> **Task to complete**
Leave out every picture, then transcribe the rest of the listing exactly.

> **Supplied information**
######

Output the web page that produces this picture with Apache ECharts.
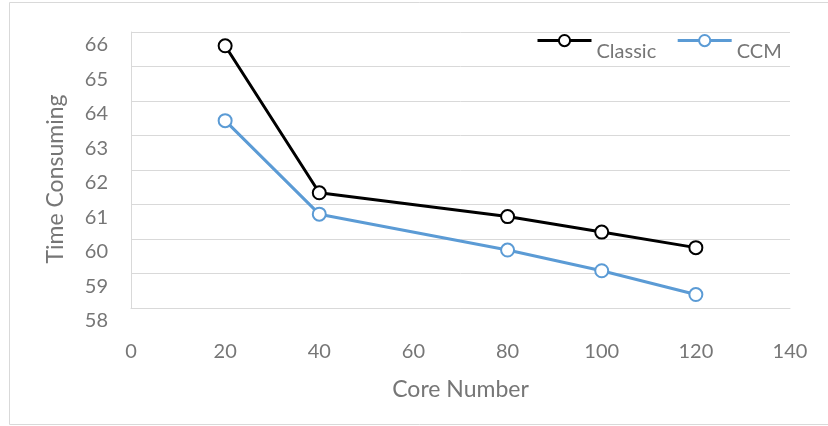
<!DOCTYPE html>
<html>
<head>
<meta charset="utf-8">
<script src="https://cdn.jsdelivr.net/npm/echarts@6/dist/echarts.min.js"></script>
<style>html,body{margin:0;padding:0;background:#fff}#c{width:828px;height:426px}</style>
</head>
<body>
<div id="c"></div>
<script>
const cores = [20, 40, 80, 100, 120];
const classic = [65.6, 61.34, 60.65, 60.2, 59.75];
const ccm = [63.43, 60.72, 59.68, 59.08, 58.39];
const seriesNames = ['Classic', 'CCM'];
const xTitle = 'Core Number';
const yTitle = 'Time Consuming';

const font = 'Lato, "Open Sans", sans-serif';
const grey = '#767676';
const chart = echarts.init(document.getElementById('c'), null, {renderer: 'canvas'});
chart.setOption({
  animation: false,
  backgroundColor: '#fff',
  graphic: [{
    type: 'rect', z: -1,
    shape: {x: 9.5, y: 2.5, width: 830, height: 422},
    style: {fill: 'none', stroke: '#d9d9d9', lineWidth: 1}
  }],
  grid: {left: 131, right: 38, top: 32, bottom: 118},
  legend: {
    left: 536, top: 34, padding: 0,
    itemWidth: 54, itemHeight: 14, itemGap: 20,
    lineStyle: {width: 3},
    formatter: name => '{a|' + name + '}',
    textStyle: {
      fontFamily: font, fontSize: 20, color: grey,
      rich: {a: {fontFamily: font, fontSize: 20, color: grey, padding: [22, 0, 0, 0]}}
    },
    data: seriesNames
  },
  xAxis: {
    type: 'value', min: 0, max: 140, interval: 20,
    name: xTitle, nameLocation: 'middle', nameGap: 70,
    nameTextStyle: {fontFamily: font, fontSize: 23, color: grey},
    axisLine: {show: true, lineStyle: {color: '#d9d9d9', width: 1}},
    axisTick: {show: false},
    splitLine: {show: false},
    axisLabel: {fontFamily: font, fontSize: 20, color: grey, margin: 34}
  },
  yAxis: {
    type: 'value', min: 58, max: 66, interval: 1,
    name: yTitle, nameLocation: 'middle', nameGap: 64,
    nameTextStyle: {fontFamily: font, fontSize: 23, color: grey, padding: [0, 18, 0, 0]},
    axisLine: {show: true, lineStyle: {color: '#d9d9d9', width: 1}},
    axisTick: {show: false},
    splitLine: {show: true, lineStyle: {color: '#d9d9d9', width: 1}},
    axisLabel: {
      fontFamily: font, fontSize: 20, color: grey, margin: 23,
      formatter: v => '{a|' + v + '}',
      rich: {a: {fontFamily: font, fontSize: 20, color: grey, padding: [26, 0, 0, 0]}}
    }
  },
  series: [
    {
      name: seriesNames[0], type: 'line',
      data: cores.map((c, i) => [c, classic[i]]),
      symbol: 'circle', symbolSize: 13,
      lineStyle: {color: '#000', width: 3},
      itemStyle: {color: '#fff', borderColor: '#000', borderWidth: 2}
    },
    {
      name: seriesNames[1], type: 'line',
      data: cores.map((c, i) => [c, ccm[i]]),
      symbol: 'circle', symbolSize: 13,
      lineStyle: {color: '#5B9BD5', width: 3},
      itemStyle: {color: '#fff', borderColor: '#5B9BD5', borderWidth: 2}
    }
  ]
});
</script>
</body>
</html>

######

> **The solution**
Output the web page that produces this picture with Apache ECharts.
<!DOCTYPE html>
<html>
<head>
<meta charset="utf-8">
<script src="https://cdn.jsdelivr.net/npm/echarts@6/dist/echarts.min.js"></script>
<style>html,body{margin:0;padding:0;background:#fff}#c{width:828px;height:426px}</style>
</head>
<body>
<div id="c"></div>
<script>
const cores = [20, 40, 80, 100, 120];
const classic = [65.6, 61.34, 60.65, 60.2, 59.75];
const ccm = [63.43, 60.72, 59.68, 59.08, 58.39];
const seriesNames = ['Classic', 'CCM'];
const xTitle = 'Core Number';
const yTitle = 'Time Consuming';

const font = 'Lato, "Open Sans", sans-serif';
const grey = '#767676';
const chart = echarts.init(document.getElementById('c'), null, {renderer: 'canvas'});
chart.setOption({
  animation: false,
  backgroundColor: '#fff',
  graphic: [{
    type: 'rect', z: -1,
    shape: {x: 9.5, y: 2.5, width: 830, height: 422},
    style: {fill: 'none', stroke: '#d9d9d9', lineWidth: 1}
  }],
  grid: {left: 131, right: 38, top: 32, bottom: 118},
  legend: {
    left: 536, top: 34, padding: 0,
    itemWidth: 54, itemHeight: 14, itemGap: 20,
    lineStyle: {width: 3},
    formatter: name => '{a|' + name + '}',
    textStyle: {
      fontFamily: font, fontSize: 20, color: grey,
      rich: {a: {fontFamily: font, fontSize: 20, color: grey, padding: [22, 0, 0, 0]}}
    },
    data: seriesNames
  },
  xAxis: {
    type: 'value', min: 0, max: 140, interval: 20,
    name: xTitle, nameLocation: 'middle', nameGap: 70,
    nameTextStyle: {fontFamily: font, fontSize: 23, color: grey},
    axisLine: {show: true, lineStyle: {color: '#d9d9d9', width: 1}},
    axisTick: {show: false},
    splitLine: {show: false},
    axisLabel: {fontFamily: font, fontSize: 20, color: grey, margin: 34}
  },
  yAxis: {
    type: 'value', min: 58, max: 66, interval: 1,
    name: yTitle, nameLocation: 'middle', nameGap: 64,
    nameTextStyle: {fontFamily: font, fontSize: 23, color: grey, padding: [0, 18, 0, 0]},
    axisLine: {show: true, lineStyle: {color: '#d9d9d9', width: 1}},
    axisTick: {show: false},
    splitLine: {show: true, lineStyle: {color: '#d9d9d9', width: 1}},
    axisLabel: {
      fontFamily: font, fontSize: 20, color: grey, margin: 23,
      formatter: v => '{a|' + v + '}',
      rich: {a: {fontFamily: font, fontSize: 20, color: grey, padding: [26, 0, 0, 0]}}
    }
  },
  series: [
    {
      name: seriesNames[0], type: 'line',
      data: cores.map((c, i) => [c, classic[i]]),
      symbol: 'circle', symbolSize: 13,
      lineStyle: {color: '#000', width: 3},
      itemStyle: {color: '#fff', borderColor: '#000', borderWidth: 2}
    },
    {
      name: seriesNames[1], type: 'line',
      data: cores.map((c, i) => [c, ccm[i]]),
      symbol: 'circle', symbolSize: 13,
      lineStyle: {color: '#5B9BD5', width: 3},
      itemStyle: {color: '#fff', borderColor: '#5B9BD5', borderWidth: 2}
    }
  ]
});
</script>
</body>
</html>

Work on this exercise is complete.